Monday, April 14, 2014

Public Universities Should Use Open Source Software

The Homeless Econometrician: Black Box Software

Choosing to go open source is a big deal.  It means that when asking for help or new improvements you are dealing with a highly active and generous user community which enjoys helping instead of a corporation which needs to justify the expense of providing customer service by extracting fees either directly or indirectly (through workshops, "support costs", etc.).

1. Open source platforms attract a different kind of user.  Frequently university affiliated, open-source users tend to be much more generous with access to their work such that it may be possible to piggy back on the work developed by other universities or agencies which already ask many of the same questions you would like to ask.  This is almost certainly not to be the case when using proprietary software primarily deployed by corporations which will in contrast guard access to their resources and copyright their content.

2. Open source software can have higher quality than proprietary software. Unfortunately the open source movement has gotten a bad reputation as producing inferior products at no cost.  This however is not a fair assessment.  Sure products start out as low cost but remember Firefox.  Up until the development of Google Chrome, Firefox was far and away the best browser you could use (after spending time using Chrome, I still think it is).

3. Publicly funded research should be used to support public goods. There is a philosophical additional reason for using an open source product is that just through use you are promoting the entire purpose of publicly funded research. By using any product indirectly or directly you contribute to justifying its continued existence and making it better.  If you use proprietary software then you are using public funds to support a private agency.  In contrast, using supporting open source software uses public funds to support a public good.

4. Open source software is often better maintained than proprietary software. Open source platforms do not rely upon the sluggish updating process of a corporation’s software development department. Other popular open source deployments have rapidly outpaced their corporate rivals.  R, an open source stastical analysis software, for instance has its base package updated 8 to 16 times more frequently than proprietary rivals.

5. Popular open source software is often far more flexible than proprietary software.  Open source software tends to frequently exceed the bounds of its designers imaginations while proprietary software rarely does.  For example, both R and Wordpress have an order of magnitude more options available than many of their rivals (60 thousand commands compared with 1 to 2 thousand for R and 30 thousand plug-ins compared with approximately 1000 for Blogger).

6. Open source software is transparent. There is no black box when it comes to open source software. By definition all of the code is available for users to access.  This removes the ambiguity of never really able to verify what exactly your software is doing.

7. Open source software if free.  This is often one of the most commonly chosen reasons to use open source software.  However, many research projects have large budgets and can afford to buy proprietary software.  This may be true for you, but can your collaborators afford to buy that same software and what about their collaborators, what about your students?  What will happen to your project if your funding gets short?

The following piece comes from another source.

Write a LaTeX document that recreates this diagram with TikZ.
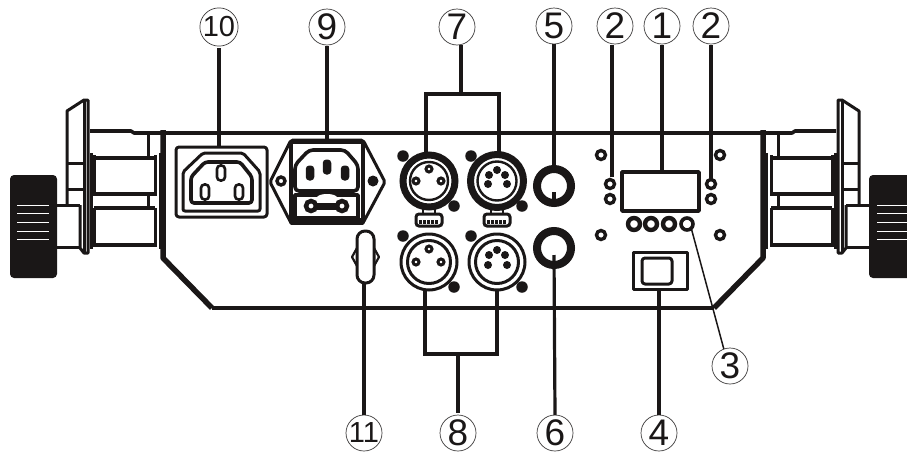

Thanks for reading this far.  Some of the open source software that I use are:
For many computation tasks: R
For high powered computation: Julia
For in field data collection: Open Data Kit
For online assessments: The Concerto Platform


  1. This is a rather interesting post doing a great job summarizing the benefits of FLOSS. Thank you.

    One key advantage of FLOSS for me is also the ability to look at the source code. I think for students (and frankly, who isn't a student these days) this a benefit that cannot be overemphasized. By looking at code we can learn from others and gain much more insight (pun intended) than with closed source software. This is especially true for a field like computational statistics and hence R, where the creation of clever algorithms are at the center.

  2. From the management information reporting perspective, I agree. A huge amount of resources are squandered on annual licences for software that only promotes expensive dependencies, especially in the analytics field, e.g. see Stephen Few's observations and comments from those who've worked with Business Objects (SAP):
    That's why I gave up looking to licensed analytics for solutions and had to go looking for my own, adopting R instead. It's within management (especially information and technology) where a lot of the resistance lies. They're not often the kind of users you describe in 1) OS tools would undermine a management monopoly on information. That information asymmetry allows management (esp. IT) to bombard faculty with useless metrics and crude models to judge them against.